Write out the entire listing below exactly as it appears, minus any pictures.

**Dataset content:**
-------
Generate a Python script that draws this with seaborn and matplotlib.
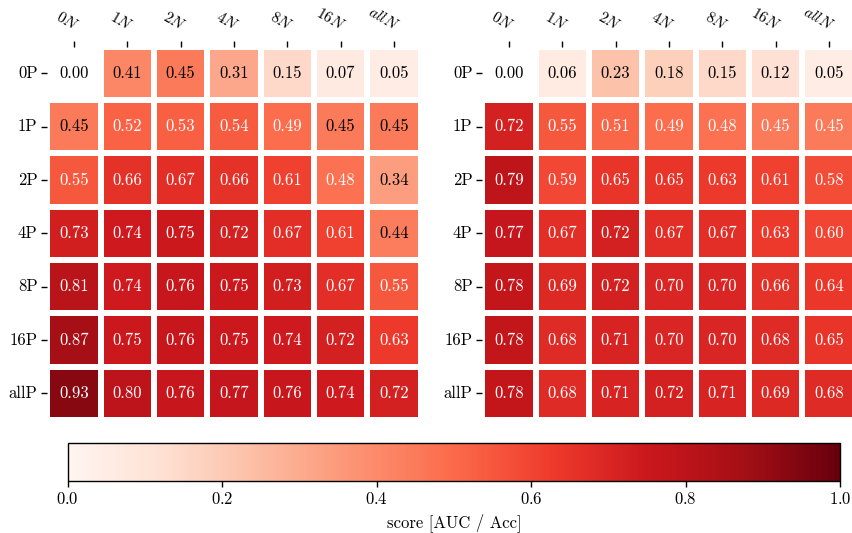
import numpy as np
import pandas as pd
import matplotlib
matplotlib.use("Agg")
import matplotlib.pyplot as plt
import seaborn as sns

# Computer Modern look for all text
plt.rcParams["font.family"] = "serif"
plt.rcParams["font.serif"] = ["cmr10", "DejaVu Serif"]
plt.rcParams["mathtext.fontset"] = "cm"
plt.rcParams["axes.formatter.use_mathtext"] = True
plt.rcParams["font.size"] = 12

pos_labels = ["0P", "1P", "2P", "4P", "8P", "16P", "allP"]
neg_labels = [r"$0N$", r"$1N$", r"$2N$", r"$4N$", r"$8N$", r"$16N$", r"$allN$"]

scores_left = [
    [0.00, 0.41, 0.45, 0.31, 0.15, 0.07, 0.05],
    [0.45, 0.52, 0.53, 0.54, 0.49, 0.45, 0.45],
    [0.55, 0.66, 0.67, 0.66, 0.61, 0.48, 0.34],
    [0.73, 0.74, 0.75, 0.72, 0.67, 0.61, 0.44],
    [0.81, 0.74, 0.76, 0.75, 0.73, 0.67, 0.55],
    [0.87, 0.75, 0.76, 0.75, 0.74, 0.72, 0.63],
    [0.93, 0.80, 0.76, 0.77, 0.76, 0.74, 0.72],
]

scores_right = [
    [0.00, 0.06, 0.23, 0.18, 0.15, 0.12, 0.05],
    [0.72, 0.55, 0.51, 0.49, 0.48, 0.45, 0.45],
    [0.79, 0.59, 0.65, 0.65, 0.63, 0.61, 0.58],
    [0.77, 0.67, 0.72, 0.67, 0.67, 0.63, 0.60],
    [0.78, 0.69, 0.72, 0.70, 0.70, 0.66, 0.64],
    [0.78, 0.68, 0.71, 0.70, 0.70, 0.68, 0.65],
    [0.78, 0.68, 0.71, 0.72, 0.71, 0.69, 0.68],
]

W, H = 853, 533
fig = plt.figure(figsize=(W / 100, H / 100), dpi=100)

cell = 53.35
panel = 7 * cell
ax_left = fig.add_axes([47.2 / W, (H - 420.0) / H, panel / W, panel / H])
ax_right = fig.add_axes([482.2 / W, (H - 420.0) / H, panel / W, panel / H])
cax = fig.add_axes([67.7 / W, (H - 481.0) / H, (840.0 - 67.7) / W, (481.0 - 442.7) / H])

FS = 12


def draw_panel(ax, values, dark_below):
    df = pd.DataFrame(values, index=pos_labels, columns=neg_labels)
    empty = df.values == 0  # zero-score cells stay blank white
    sns.heatmap(
        df, ax=ax, cmap="Reds", vmin=0, vmax=1, annot=True, fmt=".2f",
        annot_kws={"fontsize": FS}, linewidths=4, linecolor="white",
        cbar=False, mask=empty,
    )
    for r, c in np.argwhere(empty):
        ax.text(c + 0.5, r + 0.5, f"{df.values[r, c]:.2f}",
                ha="center", va="center", fontsize=FS)
    # light cells carry dark numbers, darker cells white numbers
    for txt in ax.texts:
        v = float(txt.get_text())
        txt.set_color("black" if v < dark_below else "white")
    ax.xaxis.tick_top()
    ax.tick_params(axis="x", top=True, bottom=False, labeltop=True,
                   labelbottom=False, length=4, width=1, pad=5.5)
    ax.tick_params(axis="y", length=4, width=1, pad=3)
    ax.set_xticklabels(neg_labels, rotation=-30, ha="right", va="bottom",
                       rotation_mode="anchor", fontsize=11)
    ax.set_yticklabels(pos_labels, rotation=0, fontsize=FS)
    ax.set_xlabel("")
    ax.set_ylabel("")


draw_panel(ax_left, scores_left, 0.47)
draw_panel(ax_right, scores_right, 0.30)

mappable = ax_left.collections[0]
cb = fig.colorbar(mappable, cax=cax, orientation="horizontal")
cb.set_ticks([0.0, 0.2, 0.4, 0.6, 0.8, 1.0])
cb.ax.tick_params(labelsize=FS, length=4, width=1)
cb.set_label("score [AUC / Acc]", fontsize=FS)
cb.outline.set_linewidth(1)

fig.savefig("out.png", dpi=100)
-------
**Response to the task:**
Generate a Python script that draws this with seaborn and matplotlib.
import numpy as np
import pandas as pd
import matplotlib
matplotlib.use("Agg")
import matplotlib.pyplot as plt
import seaborn as sns

# Computer Modern look for all text
plt.rcParams["font.family"] = "serif"
plt.rcParams["font.serif"] = ["cmr10", "DejaVu Serif"]
plt.rcParams["mathtext.fontset"] = "cm"
plt.rcParams["axes.formatter.use_mathtext"] = True
plt.rcParams["font.size"] = 12

pos_labels = ["0P", "1P", "2P", "4P", "8P", "16P", "allP"]
neg_labels = [r"$0N$", r"$1N$", r"$2N$", r"$4N$", r"$8N$", r"$16N$", r"$allN$"]

scores_left = [
    [0.00, 0.41, 0.45, 0.31, 0.15, 0.07, 0.05],
    [0.45, 0.52, 0.53, 0.54, 0.49, 0.45, 0.45],
    [0.55, 0.66, 0.67, 0.66, 0.61, 0.48, 0.34],
    [0.73, 0.74, 0.75, 0.72, 0.67, 0.61, 0.44],
    [0.81, 0.74, 0.76, 0.75, 0.73, 0.67, 0.55],
    [0.87, 0.75, 0.76, 0.75, 0.74, 0.72, 0.63],
    [0.93, 0.80, 0.76, 0.77, 0.76, 0.74, 0.72],
]

scores_right = [
    [0.00, 0.06, 0.23, 0.18, 0.15, 0.12, 0.05],
    [0.72, 0.55, 0.51, 0.49, 0.48, 0.45, 0.45],
    [0.79, 0.59, 0.65, 0.65, 0.63, 0.61, 0.58],
    [0.77, 0.67, 0.72, 0.67, 0.67, 0.63, 0.60],
    [0.78, 0.69, 0.72, 0.70, 0.70, 0.66, 0.64],
    [0.78, 0.68, 0.71, 0.70, 0.70, 0.68, 0.65],
    [0.78, 0.68, 0.71, 0.72, 0.71, 0.69, 0.68],
]

W, H = 853, 533
fig = plt.figure(figsize=(W / 100, H / 100), dpi=100)

cell = 53.35
panel = 7 * cell
ax_left = fig.add_axes([47.2 / W, (H - 420.0) / H, panel / W, panel / H])
ax_right = fig.add_axes([482.2 / W, (H - 420.0) / H, panel / W, panel / H])
cax = fig.add_axes([67.7 / W, (H - 481.0) / H, (840.0 - 67.7) / W, (481.0 - 442.7) / H])

FS = 12


def draw_panel(ax, values, dark_below):
    df = pd.DataFrame(values, index=pos_labels, columns=neg_labels)
    empty = df.values == 0  # zero-score cells stay blank white
    sns.heatmap(
        df, ax=ax, cmap="Reds", vmin=0, vmax=1, annot=True, fmt=".2f",
        annot_kws={"fontsize": FS}, linewidths=4, linecolor="white",
        cbar=False, mask=empty,
    )
    for r, c in np.argwhere(empty):
        ax.text(c + 0.5, r + 0.5, f"{df.values[r, c]:.2f}",
                ha="center", va="center", fontsize=FS)
    # light cells carry dark numbers, darker cells white numbers
    for txt in ax.texts:
        v = float(txt.get_text())
        txt.set_color("black" if v < dark_below else "white")
    ax.xaxis.tick_top()
    ax.tick_params(axis="x", top=True, bottom=False, labeltop=True,
                   labelbottom=False, length=4, width=1, pad=5.5)
    ax.tick_params(axis="y", length=4, width=1, pad=3)
    ax.set_xticklabels(neg_labels, rotation=-30, ha="right", va="bottom",
                       rotation_mode="anchor", fontsize=11)
    ax.set_yticklabels(pos_labels, rotation=0, fontsize=FS)
    ax.set_xlabel("")
    ax.set_ylabel("")


draw_panel(ax_left, scores_left, 0.47)
draw_panel(ax_right, scores_right, 0.30)

mappable = ax_left.collections[0]
cb = fig.colorbar(mappable, cax=cax, orientation="horizontal")
cb.set_ticks([0.0, 0.2, 0.4, 0.6, 0.8, 1.0])
cb.ax.tick_params(labelsize=FS, length=4, width=1)
cb.set_label("score [AUC / Acc]", fontsize=FS)
cb.outline.set_linewidth(1)

fig.savefig("out.png", dpi=100)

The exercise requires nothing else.